(Plotting code records)
══════════════════════════════

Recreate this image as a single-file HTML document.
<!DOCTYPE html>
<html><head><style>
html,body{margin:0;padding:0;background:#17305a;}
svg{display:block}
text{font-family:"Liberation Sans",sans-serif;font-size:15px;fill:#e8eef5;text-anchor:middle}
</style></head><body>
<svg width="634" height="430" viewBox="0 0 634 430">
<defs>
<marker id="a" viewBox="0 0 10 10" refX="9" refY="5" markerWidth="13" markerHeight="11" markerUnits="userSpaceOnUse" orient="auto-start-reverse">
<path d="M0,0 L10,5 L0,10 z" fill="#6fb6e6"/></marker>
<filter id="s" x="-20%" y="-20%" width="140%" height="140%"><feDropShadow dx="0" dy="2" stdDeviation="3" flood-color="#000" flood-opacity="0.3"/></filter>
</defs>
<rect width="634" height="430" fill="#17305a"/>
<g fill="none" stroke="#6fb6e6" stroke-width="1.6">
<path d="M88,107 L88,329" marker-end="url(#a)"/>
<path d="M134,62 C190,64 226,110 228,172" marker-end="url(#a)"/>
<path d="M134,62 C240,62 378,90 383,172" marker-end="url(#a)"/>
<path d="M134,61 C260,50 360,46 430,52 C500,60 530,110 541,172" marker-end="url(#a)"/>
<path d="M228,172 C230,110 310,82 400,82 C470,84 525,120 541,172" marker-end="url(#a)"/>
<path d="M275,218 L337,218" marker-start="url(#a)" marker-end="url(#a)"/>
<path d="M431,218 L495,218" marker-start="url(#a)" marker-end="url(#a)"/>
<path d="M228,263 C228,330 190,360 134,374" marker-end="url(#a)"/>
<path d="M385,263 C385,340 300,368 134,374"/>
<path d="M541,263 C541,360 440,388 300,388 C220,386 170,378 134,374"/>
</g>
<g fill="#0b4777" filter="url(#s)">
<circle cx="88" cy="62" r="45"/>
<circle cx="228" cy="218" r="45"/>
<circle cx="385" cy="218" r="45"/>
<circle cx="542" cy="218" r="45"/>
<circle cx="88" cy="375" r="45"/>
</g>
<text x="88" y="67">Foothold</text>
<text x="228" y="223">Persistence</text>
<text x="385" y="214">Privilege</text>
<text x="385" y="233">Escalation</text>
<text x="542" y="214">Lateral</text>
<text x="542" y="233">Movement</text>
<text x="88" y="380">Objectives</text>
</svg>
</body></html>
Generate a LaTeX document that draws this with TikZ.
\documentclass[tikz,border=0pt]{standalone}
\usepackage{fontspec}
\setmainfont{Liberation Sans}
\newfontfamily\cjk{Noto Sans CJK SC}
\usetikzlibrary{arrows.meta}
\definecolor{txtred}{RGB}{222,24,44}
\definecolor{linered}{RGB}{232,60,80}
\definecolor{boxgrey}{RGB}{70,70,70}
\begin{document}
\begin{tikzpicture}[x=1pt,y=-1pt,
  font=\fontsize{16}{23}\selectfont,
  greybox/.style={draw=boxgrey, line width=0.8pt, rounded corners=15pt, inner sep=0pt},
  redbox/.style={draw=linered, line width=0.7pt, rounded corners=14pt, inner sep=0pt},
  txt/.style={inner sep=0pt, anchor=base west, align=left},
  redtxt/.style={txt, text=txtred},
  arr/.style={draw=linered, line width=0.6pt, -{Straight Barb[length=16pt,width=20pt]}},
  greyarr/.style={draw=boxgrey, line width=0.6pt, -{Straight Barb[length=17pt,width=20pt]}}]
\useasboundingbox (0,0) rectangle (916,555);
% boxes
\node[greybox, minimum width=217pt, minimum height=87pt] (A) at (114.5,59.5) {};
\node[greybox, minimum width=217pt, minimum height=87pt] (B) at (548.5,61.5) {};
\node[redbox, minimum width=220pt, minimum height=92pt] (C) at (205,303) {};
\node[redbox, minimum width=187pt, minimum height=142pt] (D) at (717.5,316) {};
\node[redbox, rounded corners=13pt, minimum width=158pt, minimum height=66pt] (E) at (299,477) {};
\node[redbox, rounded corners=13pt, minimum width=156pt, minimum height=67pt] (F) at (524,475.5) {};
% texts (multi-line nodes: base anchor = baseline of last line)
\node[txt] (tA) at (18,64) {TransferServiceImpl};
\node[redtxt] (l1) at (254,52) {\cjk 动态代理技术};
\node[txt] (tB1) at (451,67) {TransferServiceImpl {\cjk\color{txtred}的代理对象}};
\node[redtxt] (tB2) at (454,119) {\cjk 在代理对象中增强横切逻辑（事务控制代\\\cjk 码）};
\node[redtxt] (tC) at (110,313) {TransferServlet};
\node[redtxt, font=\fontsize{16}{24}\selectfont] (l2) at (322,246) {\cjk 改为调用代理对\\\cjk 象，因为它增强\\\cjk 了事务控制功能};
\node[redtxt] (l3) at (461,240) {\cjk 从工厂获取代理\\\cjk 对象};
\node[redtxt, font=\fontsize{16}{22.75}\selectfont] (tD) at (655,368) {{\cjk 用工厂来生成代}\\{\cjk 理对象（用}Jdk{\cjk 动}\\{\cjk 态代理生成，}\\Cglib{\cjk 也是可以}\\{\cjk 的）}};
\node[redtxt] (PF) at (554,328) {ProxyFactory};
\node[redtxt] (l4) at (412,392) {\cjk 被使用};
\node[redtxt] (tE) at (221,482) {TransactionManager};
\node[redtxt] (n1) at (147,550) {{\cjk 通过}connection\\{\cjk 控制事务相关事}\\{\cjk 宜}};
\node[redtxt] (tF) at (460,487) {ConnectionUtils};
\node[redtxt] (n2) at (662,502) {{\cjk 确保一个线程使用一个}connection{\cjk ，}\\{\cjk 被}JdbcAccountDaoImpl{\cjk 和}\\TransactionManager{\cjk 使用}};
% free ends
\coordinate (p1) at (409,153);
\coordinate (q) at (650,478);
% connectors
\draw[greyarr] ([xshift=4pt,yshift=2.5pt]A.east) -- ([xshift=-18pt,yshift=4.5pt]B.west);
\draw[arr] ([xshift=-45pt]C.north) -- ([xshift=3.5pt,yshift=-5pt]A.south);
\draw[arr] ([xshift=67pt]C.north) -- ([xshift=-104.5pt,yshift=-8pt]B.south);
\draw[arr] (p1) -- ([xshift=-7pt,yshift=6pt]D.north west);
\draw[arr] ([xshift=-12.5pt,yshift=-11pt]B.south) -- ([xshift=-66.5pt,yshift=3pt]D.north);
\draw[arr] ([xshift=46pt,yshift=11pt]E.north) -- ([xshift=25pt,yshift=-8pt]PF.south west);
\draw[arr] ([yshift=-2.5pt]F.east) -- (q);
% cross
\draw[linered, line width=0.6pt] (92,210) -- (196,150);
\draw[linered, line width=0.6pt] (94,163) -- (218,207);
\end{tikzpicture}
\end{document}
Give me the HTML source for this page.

══════════════════════════════

> [WHAT IS ASKED]: Write out every record verbatim.

> [TASK OUTPUT]:
Recreate this image as a single-file HTML document.
<!DOCTYPE html>
<html><head><style>
html,body{margin:0;padding:0;background:#17305a;}
svg{display:block}
text{font-family:"Liberation Sans",sans-serif;font-size:15px;fill:#e8eef5;text-anchor:middle}
</style></head><body>
<svg width="634" height="430" viewBox="0 0 634 430">
<defs>
<marker id="a" viewBox="0 0 10 10" refX="9" refY="5" markerWidth="13" markerHeight="11" markerUnits="userSpaceOnUse" orient="auto-start-reverse">
<path d="M0,0 L10,5 L0,10 z" fill="#6fb6e6"/></marker>
<filter id="s" x="-20%" y="-20%" width="140%" height="140%"><feDropShadow dx="0" dy="2" stdDeviation="3" flood-color="#000" flood-opacity="0.3"/></filter>
</defs>
<rect width="634" height="430" fill="#17305a"/>
<g fill="none" stroke="#6fb6e6" stroke-width="1.6">
<path d="M88,107 L88,329" marker-end="url(#a)"/>
<path d="M134,62 C190,64 226,110 228,172" marker-end="url(#a)"/>
<path d="M134,62 C240,62 378,90 383,172" marker-end="url(#a)"/>
<path d="M134,61 C260,50 360,46 430,52 C500,60 530,110 541,172" marker-end="url(#a)"/>
<path d="M228,172 C230,110 310,82 400,82 C470,84 525,120 541,172" marker-end="url(#a)"/>
<path d="M275,218 L337,218" marker-start="url(#a)" marker-end="url(#a)"/>
<path d="M431,218 L495,218" marker-start="url(#a)" marker-end="url(#a)"/>
<path d="M228,263 C228,330 190,360 134,374" marker-end="url(#a)"/>
<path d="M385,263 C385,340 300,368 134,374"/>
<path d="M541,263 C541,360 440,388 300,388 C220,386 170,378 134,374"/>
</g>
<g fill="#0b4777" filter="url(#s)">
<circle cx="88" cy="62" r="45"/>
<circle cx="228" cy="218" r="45"/>
<circle cx="385" cy="218" r="45"/>
<circle cx="542" cy="218" r="45"/>
<circle cx="88" cy="375" r="45"/>
</g>
<text x="88" y="67">Foothold</text>
<text x="228" y="223">Persistence</text>
<text x="385" y="214">Privilege</text>
<text x="385" y="233">Escalation</text>
<text x="542" y="214">Lateral</text>
<text x="542" y="233">Movement</text>
<text x="88" y="380">Objectives</text>
</svg>
</body></html>
Generate a LaTeX document that draws this with TikZ.
\documentclass[tikz,border=0pt]{standalone}
\usepackage{fontspec}
\setmainfont{Liberation Sans}
\newfontfamily\cjk{Noto Sans CJK SC}
\usetikzlibrary{arrows.meta}
\definecolor{txtred}{RGB}{222,24,44}
\definecolor{linered}{RGB}{232,60,80}
\definecolor{boxgrey}{RGB}{70,70,70}
\begin{document}
\begin{tikzpicture}[x=1pt,y=-1pt,
  font=\fontsize{16}{23}\selectfont,
  greybox/.style={draw=boxgrey, line width=0.8pt, rounded corners=15pt, inner sep=0pt},
  redbox/.style={draw=linered, line width=0.7pt, rounded corners=14pt, inner sep=0pt},
  txt/.style={inner sep=0pt, anchor=base west, align=left},
  redtxt/.style={txt, text=txtred},
  arr/.style={draw=linered, line width=0.6pt, -{Straight Barb[length=16pt,width=20pt]}},
  greyarr/.style={draw=boxgrey, line width=0.6pt, -{Straight Barb[length=17pt,width=20pt]}}]
\useasboundingbox (0,0) rectangle (916,555);
% boxes
\node[greybox, minimum width=217pt, minimum height=87pt] (A) at (114.5,59.5) {};
\node[greybox, minimum width=217pt, minimum height=87pt] (B) at (548.5,61.5) {};
\node[redbox, minimum width=220pt, minimum height=92pt] (C) at (205,303) {};
\node[redbox, minimum width=187pt, minimum height=142pt] (D) at (717.5,316) {};
\node[redbox, rounded corners=13pt, minimum width=158pt, minimum height=66pt] (E) at (299,477) {};
\node[redbox, rounded corners=13pt, minimum width=156pt, minimum height=67pt] (F) at (524,475.5) {};
% texts (multi-line nodes: base anchor = baseline of last line)
\node[txt] (tA) at (18,64) {TransferServiceImpl};
\node[redtxt] (l1) at (254,52) {\cjk 动态代理技术};
\node[txt] (tB1) at (451,67) {TransferServiceImpl {\cjk\color{txtred}的代理对象}};
\node[redtxt] (tB2) at (454,119) {\cjk 在代理对象中增强横切逻辑（事务控制代\\\cjk 码）};
\node[redtxt] (tC) at (110,313) {TransferServlet};
\node[redtxt, font=\fontsize{16}{24}\selectfont] (l2) at (322,246) {\cjk 改为调用代理对\\\cjk 象，因为它增强\\\cjk 了事务控制功能};
\node[redtxt] (l3) at (461,240) {\cjk 从工厂获取代理\\\cjk 对象};
\node[redtxt, font=\fontsize{16}{22.75}\selectfont] (tD) at (655,368) {{\cjk 用工厂来生成代}\\{\cjk 理对象（用}Jdk{\cjk 动}\\{\cjk 态代理生成，}\\Cglib{\cjk 也是可以}\\{\cjk 的）}};
\node[redtxt] (PF) at (554,328) {ProxyFactory};
\node[redtxt] (l4) at (412,392) {\cjk 被使用};
\node[redtxt] (tE) at (221,482) {TransactionManager};
\node[redtxt] (n1) at (147,550) {{\cjk 通过}connection\\{\cjk 控制事务相关事}\\{\cjk 宜}};
\node[redtxt] (tF) at (460,487) {ConnectionUtils};
\node[redtxt] (n2) at (662,502) {{\cjk 确保一个线程使用一个}connection{\cjk ，}\\{\cjk 被}JdbcAccountDaoImpl{\cjk 和}\\TransactionManager{\cjk 使用}};
% free ends
\coordinate (p1) at (409,153);
\coordinate (q) at (650,478);
% connectors
\draw[greyarr] ([xshift=4pt,yshift=2.5pt]A.east) -- ([xshift=-18pt,yshift=4.5pt]B.west);
\draw[arr] ([xshift=-45pt]C.north) -- ([xshift=3.5pt,yshift=-5pt]A.south);
\draw[arr] ([xshift=67pt]C.north) -- ([xshift=-104.5pt,yshift=-8pt]B.south);
\draw[arr] (p1) -- ([xshift=-7pt,yshift=6pt]D.north west);
\draw[arr] ([xshift=-12.5pt,yshift=-11pt]B.south) -- ([xshift=-66.5pt,yshift=3pt]D.north);
\draw[arr] ([xshift=46pt,yshift=11pt]E.north) -- ([xshift=25pt,yshift=-8pt]PF.south west);
\draw[arr] ([yshift=-2.5pt]F.east) -- (q);
% cross
\draw[linered, line width=0.6pt] (92,210) -- (196,150);
\draw[linered, line width=0.6pt] (94,163) -- (218,207);
\end{tikzpicture}
\end{document}
Give me the HTML source for this page.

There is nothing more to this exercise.